Perhaps the best way to feel safe about a contractor and the work being done is to hire a contractor you trust. This is why relying on personal references from friends and family is so important, and will often provide a great deal of peace of mind. If you aren't able to obtain a reference, work to conduct extensive research on the contractor as well as the work you are hiring them to perform. This should bring everyone's expectations into alignment and result in a safe work environment.
Before any money changes hands, there should be a contract to sign. Make sure the specifics of the work to be done and all costs are listed in the contract, right down to the most precise details. If you forget to have something included in the contract after signing it, there's rarely a chance of recourse.
Once the specifics of the job are nailed down, be sure to discuss the payment schedule with the contractor. This is important because paying too much up front offers the homeowner minimal leverage if the quality of work does not meet expectations or contractual specifications. Try to establish a reasonable pay schedule with the contractor, such as paying 10 percent of the total cost for each 10 percent of the work that is completed. It's a good idea to include this payment plan in the contract as well.

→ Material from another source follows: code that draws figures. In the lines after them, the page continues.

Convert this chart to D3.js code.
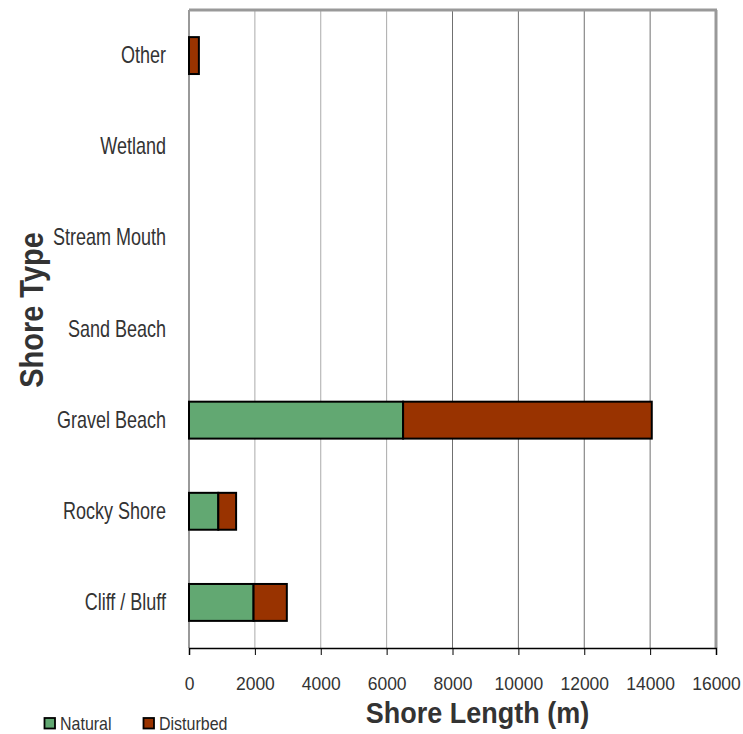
<!DOCTYPE html>
<html><head><meta charset="utf-8">
<script src="https://cdn.jsdelivr.net/npm/d3@7"></script>
<style>body{margin:0;background:#fff;} text{font-family:"Liberation Sans",Arial,sans-serif;}</style>
</head><body>
<svg id="chart" width="743" height="734"></svg>
<script>
const categories = ["Other","Wetland","Stream Mouth","Sand Beach","Gravel Beach","Rocky Shore","Cliff / Bluff"];
const natural =   [0, 0, 0, 0, 6500, 890, 1960];
const disturbed = [300, 0, 0, 0, 7550, 540, 1010];
const seriesNames = ["Natural","Disturbed"];
const colors = ["#62a872","#993300"];
const xTicks = [0,2000,4000,6000,8000,10000,12000,14000,16000];

const svg = d3.select("#chart");
const L = 189, R = 716, T = 10, B = 648;
const x = d3.scaleLinear().domain([0,16000]).range([L,R]);
const y = d3.scaleBand().domain(categories).range([T,B]).paddingInner(0.595).paddingOuter(0.2975);

// gridlines
svg.append("g").selectAll("line").data(xTicks.slice(1,-1)).join("line")
  .attr("x1",d=>x(d)).attr("x2",d=>x(d)).attr("y1",T).attr("y2",B)
  .attr("stroke",d=>d<=6000?"#aaaaaa":"#707070").attr("stroke-width",1);

// frame
svg.append("line").attr("x1",L).attr("x2",R+1).attr("y1",T).attr("y2",T).attr("stroke","#999").attr("stroke-width",3);
svg.append("line").attr("x1",R).attr("x2",R).attr("y1",T).attr("y2",B).attr("stroke","#999").attr("stroke-width",3);
svg.append("line").attr("x1",L).attr("x2",L).attr("y1",T).attr("y2",B).attr("stroke","#999").attr("stroke-width",2);

// stacked bars
const rows = categories.map((c,i)=>({cat:c, Natural:natural[i], Disturbed:disturbed[i]}));
const stack = d3.stack().keys(seriesNames)(rows);
stack.forEach((s,si)=>{
  svg.append("g").selectAll("rect").data(s.filter(d=>d[1]-d[0]>0)).join("rect")
    .attr("x",d=>x(d[0])).attr("width",d=>x(d[1])-x(d[0]))
    .attr("y",d=>y(d.data.cat)).attr("height",y.bandwidth())
    .attr("fill",colors[si]).attr("stroke","#000").attr("stroke-width",2);
});

// x axis
const xAxis = d3.axisBottom(x).tickValues(xTicks).tickFormat(d3.format("d")).tickSize(7);
const gx = svg.append("g").attr("transform",`translate(0,${B})`).call(xAxis);
gx.select(".domain").attr("stroke","#000").attr("stroke-width",1.5);
gx.selectAll(".tick line").attr("stroke","#000");
gx.selectAll(".tick text").attr("y",null).attr("dy",null)
  .attr("transform","translate(0,42.3) scale(1,1.06)")
  .attr("font-size",17.5).attr("fill","#333").attr("font-family","'Liberation Sans',Arial,sans-serif");

// y axis labels
const gy = svg.append("g").attr("transform",`translate(${L},0)`).call(d3.axisLeft(y).tickSize(0));
gy.select(".domain").remove();
gy.selectAll(".tick text").attr("x",null).attr("dy",null)
  .attr("transform","translate(-23,7.5) scale(1,1.3)")
  .attr("font-size",18).attr("fill","#333").attr("font-family","'Liberation Sans',Arial,sans-serif");

// titles
svg.append("text").attr("transform","translate(477.5,722.5) scale(1,1.12)").attr("text-anchor","middle")
  .attr("font-size",27).attr("font-weight","bold").attr("fill","#333").text("Shore Length (m)");
svg.append("text").attr("transform","translate(43,310) rotate(-90) scale(1,1.12)").attr("text-anchor","middle")
  .attr("font-size",29).attr("font-weight","bold").attr("fill","#333").text("Shore Type");

// legend
const leg = svg.append("g");
const legX = [44.5,143.5];
seriesNames.forEach((n,i)=>{
  leg.append("rect").attr("x",legX[i]).attr("y",718).attr("width",10.5).attr("height",10.5)
    .attr("fill",colors[i]).attr("stroke","#000").attr("stroke-width",1.8);
  leg.append("text").attr("transform",`translate(${legX[i]+15.5},729.5) scale(1,1.2)`)
    .attr("font-size",16).attr("fill","#333").text(n);
});
</script>
</body></html>
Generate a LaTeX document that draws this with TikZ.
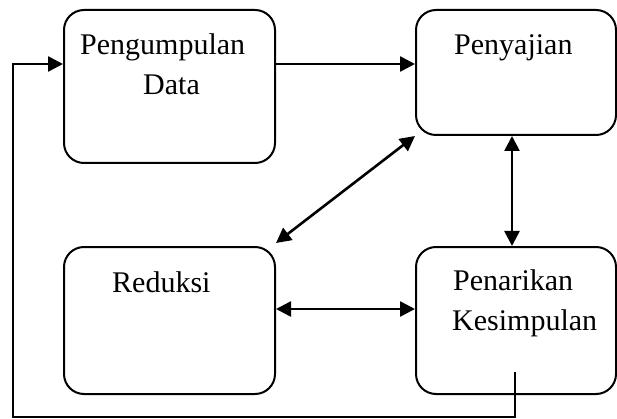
\documentclass[tikz,border=0pt]{standalone}
\usepackage{fontspec}
\setmainfont{Liberation Serif}
\usetikzlibrary{arrows.meta}
\begin{document}
\begin{tikzpicture}[x=1pt,y=-1pt,
  box/.style={draw,line width=2pt,rounded corners=20pt,inner sep=0pt},
  lbl/.style={anchor=base west,inner sep=0pt,font=\fontsize{30}{35}\selectfont},
  conn/.style={line width=2.6pt,-{Triangle[length=15pt,width=15pt]}},
  dconn/.style={line width=2.6pt,{Triangle[length=15pt,width=15pt]}-{Triangle[length=15pt,width=15pt]}}]
\useasboundingbox (0,0) rectangle (617,419);
\node[box,minimum width=211pt,minimum height=153pt] (b1) at (169.5,86.5) {};
\node[box,minimum width=200pt,minimum height=125pt] (b2) at (516,72.5) {};
\node[box,minimum width=211pt,minimum height=147pt] (b3) at (169.5,320.5) {};
\node[box,minimum width=200pt,minimum height=147pt] (b4) at (516,320.5) {};
\node[lbl] (t1) at (80,55) {Pengumpulan};
\node[lbl] (t1b) at (143,95) {Data};
\node[lbl] (t2) at (454,55) {Penyajian};
\node[lbl] (t3) at (112,292) {Reduksi};
\node[lbl] (t4) at (453,290) {Penarikan};
\node[lbl] (t4b) at (452,330) {Kesimpulan};
\coordinate (fb) at (515,372);
\coordinate (lc) at (13,417);
\draw[conn] ([yshift=22.5pt]b1.east) -- ([yshift=8.5pt]b2.west);
\draw[dconn] ([xshift=-4pt]b2.south) -- ([xshift=-4pt]b4.north);
\draw[dconn] (b2.south west) -- ([yshift=3pt]b3.north east);
\draw[dconn] ([yshift=11.5pt]b3.east) -- ([yshift=11.5pt]b4.west);
\draw[conn] (fb) |- (lc) |- ([yshift=22.5pt]b1.west);
\end{tikzpicture}
\end{document}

Finally, look into getting a lien release signed before work begins. If there is ever a dispute regarding payment over the course of the project, a contractor or subcontractor could place a payment claim, or lien, on your property. This can trigger a long legal process that may be frustrating. To avoid this, ask the contractor to sign a lien release, which is a legal agreement that states that any payment accepted is final. This can come in handy if a contractor has his or her own payment issues with their subcontractors. Signing a lien release form certifies that any payment made by a client to the contractor is enough to pay for any goods or services rendered. A lien dispute could also be prevented by performing due diligence prior to picking a contractor, as any contractor with good credit and a long track record of satisfied clients should have no trouble paying for materials and labor once all contract conditions have been met.
Once work is underway, it's never a bad idea to check up on the progress of the job, either by staying in touch with the contractor over the phone or visiting the site in person. If you work with a trustworthy professional, it's probably best to keep your distance and allow everyone to stay busy. If you want to keep an eye on things, make sure workers wear the right safety gear and that everything looks to be moving along according to schedule. Finally, once work is finished and you are satisfied, be sure to thank your contractor and tell friends or family members about your experience.